>> Start

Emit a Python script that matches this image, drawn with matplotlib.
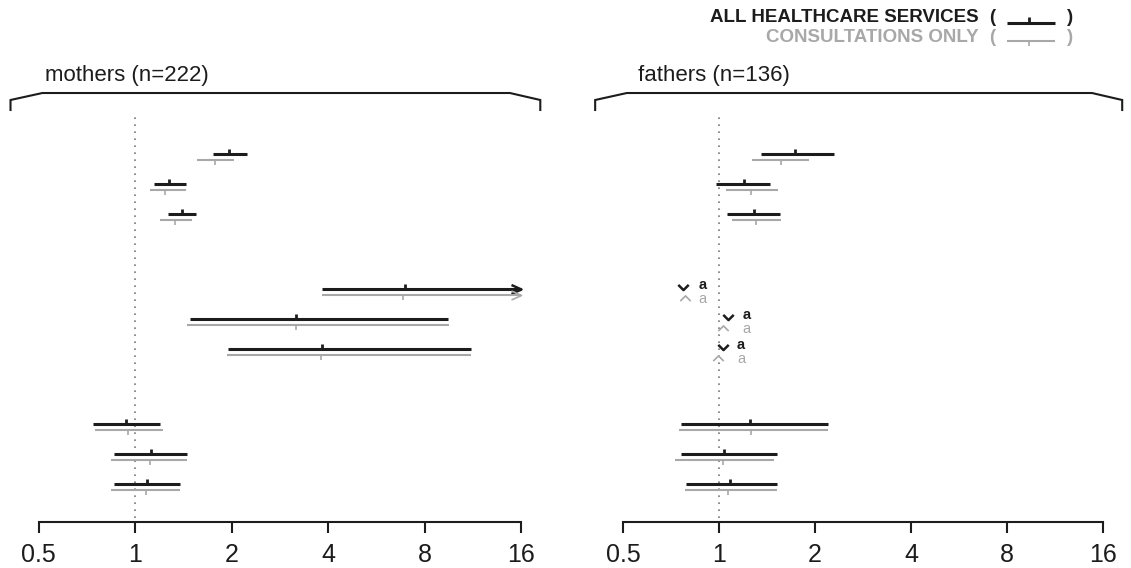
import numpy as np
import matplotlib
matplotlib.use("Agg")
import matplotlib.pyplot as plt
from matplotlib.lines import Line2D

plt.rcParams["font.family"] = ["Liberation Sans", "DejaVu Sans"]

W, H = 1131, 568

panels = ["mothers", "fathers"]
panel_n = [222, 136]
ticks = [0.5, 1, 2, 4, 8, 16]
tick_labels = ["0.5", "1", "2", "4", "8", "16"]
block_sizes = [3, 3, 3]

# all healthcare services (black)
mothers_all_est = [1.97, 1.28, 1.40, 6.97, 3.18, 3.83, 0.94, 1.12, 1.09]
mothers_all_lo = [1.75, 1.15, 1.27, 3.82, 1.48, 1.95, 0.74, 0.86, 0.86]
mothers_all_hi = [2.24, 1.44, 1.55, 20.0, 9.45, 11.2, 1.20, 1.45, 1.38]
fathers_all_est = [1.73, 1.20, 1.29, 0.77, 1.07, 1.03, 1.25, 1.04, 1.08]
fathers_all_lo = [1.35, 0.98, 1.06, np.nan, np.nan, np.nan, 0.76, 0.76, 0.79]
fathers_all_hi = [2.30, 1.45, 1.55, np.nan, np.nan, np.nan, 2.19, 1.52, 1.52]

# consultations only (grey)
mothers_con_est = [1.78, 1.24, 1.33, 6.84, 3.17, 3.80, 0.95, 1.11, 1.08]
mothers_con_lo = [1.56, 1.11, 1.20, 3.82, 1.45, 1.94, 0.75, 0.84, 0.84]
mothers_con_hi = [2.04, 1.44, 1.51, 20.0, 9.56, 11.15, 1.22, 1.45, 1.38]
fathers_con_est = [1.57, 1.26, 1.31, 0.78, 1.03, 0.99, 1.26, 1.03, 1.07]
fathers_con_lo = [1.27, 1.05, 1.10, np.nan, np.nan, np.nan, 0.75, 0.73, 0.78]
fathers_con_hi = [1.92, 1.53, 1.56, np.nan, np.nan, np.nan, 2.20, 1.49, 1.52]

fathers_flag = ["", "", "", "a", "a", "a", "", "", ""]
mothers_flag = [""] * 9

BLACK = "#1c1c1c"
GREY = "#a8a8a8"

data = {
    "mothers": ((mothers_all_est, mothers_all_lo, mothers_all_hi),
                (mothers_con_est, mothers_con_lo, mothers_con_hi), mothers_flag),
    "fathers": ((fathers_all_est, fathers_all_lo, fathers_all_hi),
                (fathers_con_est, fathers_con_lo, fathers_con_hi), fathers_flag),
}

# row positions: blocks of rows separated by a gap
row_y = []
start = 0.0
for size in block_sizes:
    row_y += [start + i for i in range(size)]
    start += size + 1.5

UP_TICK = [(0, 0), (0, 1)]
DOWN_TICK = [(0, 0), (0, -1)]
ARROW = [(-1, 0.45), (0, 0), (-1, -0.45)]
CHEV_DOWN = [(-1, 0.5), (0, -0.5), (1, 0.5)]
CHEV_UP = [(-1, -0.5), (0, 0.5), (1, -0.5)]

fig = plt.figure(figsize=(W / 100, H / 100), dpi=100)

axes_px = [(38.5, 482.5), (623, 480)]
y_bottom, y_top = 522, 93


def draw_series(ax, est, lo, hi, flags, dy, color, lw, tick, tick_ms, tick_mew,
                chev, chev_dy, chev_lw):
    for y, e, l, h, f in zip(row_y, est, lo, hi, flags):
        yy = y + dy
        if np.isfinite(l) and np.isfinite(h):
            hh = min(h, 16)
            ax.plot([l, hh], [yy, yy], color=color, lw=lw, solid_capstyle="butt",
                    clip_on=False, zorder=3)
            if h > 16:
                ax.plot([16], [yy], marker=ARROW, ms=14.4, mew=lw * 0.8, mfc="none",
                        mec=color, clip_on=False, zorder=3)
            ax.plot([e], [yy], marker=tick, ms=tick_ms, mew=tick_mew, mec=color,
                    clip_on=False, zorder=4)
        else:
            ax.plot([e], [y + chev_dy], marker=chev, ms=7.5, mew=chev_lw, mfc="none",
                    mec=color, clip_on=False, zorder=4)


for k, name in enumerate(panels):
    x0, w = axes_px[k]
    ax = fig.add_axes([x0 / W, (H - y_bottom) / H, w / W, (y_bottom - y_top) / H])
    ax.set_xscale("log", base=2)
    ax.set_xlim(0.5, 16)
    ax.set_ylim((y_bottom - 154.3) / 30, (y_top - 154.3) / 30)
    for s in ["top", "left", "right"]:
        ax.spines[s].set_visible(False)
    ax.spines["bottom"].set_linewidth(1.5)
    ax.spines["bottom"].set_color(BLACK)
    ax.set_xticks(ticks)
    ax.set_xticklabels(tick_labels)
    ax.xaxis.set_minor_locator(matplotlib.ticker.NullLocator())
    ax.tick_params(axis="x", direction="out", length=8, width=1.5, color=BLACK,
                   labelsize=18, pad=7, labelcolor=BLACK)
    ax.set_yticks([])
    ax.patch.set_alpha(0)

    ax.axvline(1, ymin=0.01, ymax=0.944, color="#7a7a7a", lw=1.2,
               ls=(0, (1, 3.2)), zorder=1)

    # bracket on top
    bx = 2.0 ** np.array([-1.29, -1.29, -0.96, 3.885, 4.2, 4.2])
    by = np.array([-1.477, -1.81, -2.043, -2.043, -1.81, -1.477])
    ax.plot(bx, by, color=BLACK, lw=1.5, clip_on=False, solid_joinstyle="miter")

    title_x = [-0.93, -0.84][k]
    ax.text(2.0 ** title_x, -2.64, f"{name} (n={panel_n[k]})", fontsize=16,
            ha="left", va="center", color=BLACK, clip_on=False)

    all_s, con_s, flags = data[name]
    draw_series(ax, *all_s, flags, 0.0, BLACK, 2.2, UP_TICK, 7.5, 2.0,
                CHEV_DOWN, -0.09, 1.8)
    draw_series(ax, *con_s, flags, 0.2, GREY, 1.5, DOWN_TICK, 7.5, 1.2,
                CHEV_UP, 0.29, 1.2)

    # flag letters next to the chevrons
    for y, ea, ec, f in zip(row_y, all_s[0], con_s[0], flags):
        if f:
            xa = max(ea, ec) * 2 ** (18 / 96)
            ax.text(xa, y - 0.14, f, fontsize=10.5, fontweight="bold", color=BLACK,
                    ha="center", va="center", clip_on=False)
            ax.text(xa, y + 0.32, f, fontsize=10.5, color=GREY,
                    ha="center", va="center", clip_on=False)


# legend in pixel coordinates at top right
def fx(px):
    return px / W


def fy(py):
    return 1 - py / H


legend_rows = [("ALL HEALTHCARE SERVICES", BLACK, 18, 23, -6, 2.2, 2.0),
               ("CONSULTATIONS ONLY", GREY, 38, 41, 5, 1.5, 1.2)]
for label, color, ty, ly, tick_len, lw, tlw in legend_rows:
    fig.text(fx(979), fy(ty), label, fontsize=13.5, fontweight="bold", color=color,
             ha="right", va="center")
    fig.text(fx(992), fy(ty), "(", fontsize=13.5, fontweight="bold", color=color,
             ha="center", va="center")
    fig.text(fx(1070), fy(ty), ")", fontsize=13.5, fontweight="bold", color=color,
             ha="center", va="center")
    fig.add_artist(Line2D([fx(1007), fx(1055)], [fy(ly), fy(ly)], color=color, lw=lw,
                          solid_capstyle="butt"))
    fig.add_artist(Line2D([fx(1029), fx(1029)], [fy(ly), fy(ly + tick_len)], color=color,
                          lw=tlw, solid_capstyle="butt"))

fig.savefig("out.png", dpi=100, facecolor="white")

>> End

What this task involves: Give again, word for word, every line from the top of the data above to the line holding "2.20, 1.49, 1.52]", inclusive, with the pictures left out.

Response to this exercise:
Emit a Python script that matches this image, drawn with matplotlib.
import numpy as np
import matplotlib
matplotlib.use("Agg")
import matplotlib.pyplot as plt
from matplotlib.lines import Line2D

plt.rcParams["font.family"] = ["Liberation Sans", "DejaVu Sans"]

W, H = 1131, 568

panels = ["mothers", "fathers"]
panel_n = [222, 136]
ticks = [0.5, 1, 2, 4, 8, 16]
tick_labels = ["0.5", "1", "2", "4", "8", "16"]
block_sizes = [3, 3, 3]

# all healthcare services (black)
mothers_all_est = [1.97, 1.28, 1.40, 6.97, 3.18, 3.83, 0.94, 1.12, 1.09]
mothers_all_lo = [1.75, 1.15, 1.27, 3.82, 1.48, 1.95, 0.74, 0.86, 0.86]
mothers_all_hi = [2.24, 1.44, 1.55, 20.0, 9.45, 11.2, 1.20, 1.45, 1.38]
fathers_all_est = [1.73, 1.20, 1.29, 0.77, 1.07, 1.03, 1.25, 1.04, 1.08]
fathers_all_lo = [1.35, 0.98, 1.06, np.nan, np.nan, np.nan, 0.76, 0.76, 0.79]
fathers_all_hi = [2.30, 1.45, 1.55, np.nan, np.nan, np.nan, 2.19, 1.52, 1.52]

# consultations only (grey)
mothers_con_est = [1.78, 1.24, 1.33, 6.84, 3.17, 3.80, 0.95, 1.11, 1.08]
mothers_con_lo = [1.56, 1.11, 1.20, 3.82, 1.45, 1.94, 0.75, 0.84, 0.84]
mothers_con_hi = [2.04, 1.44, 1.51, 20.0, 9.56, 11.15, 1.22, 1.45, 1.38]
fathers_con_est = [1.57, 1.26, 1.31, 0.78, 1.03, 0.99, 1.26, 1.03, 1.07]
fathers_con_lo = [1.27, 1.05, 1.10, np.nan, np.nan, np.nan, 0.75, 0.73, 0.78]
fathers_con_hi = [1.92, 1.53, 1.56, np.nan, np.nan, np.nan, 2.20, 1.49, 1.52]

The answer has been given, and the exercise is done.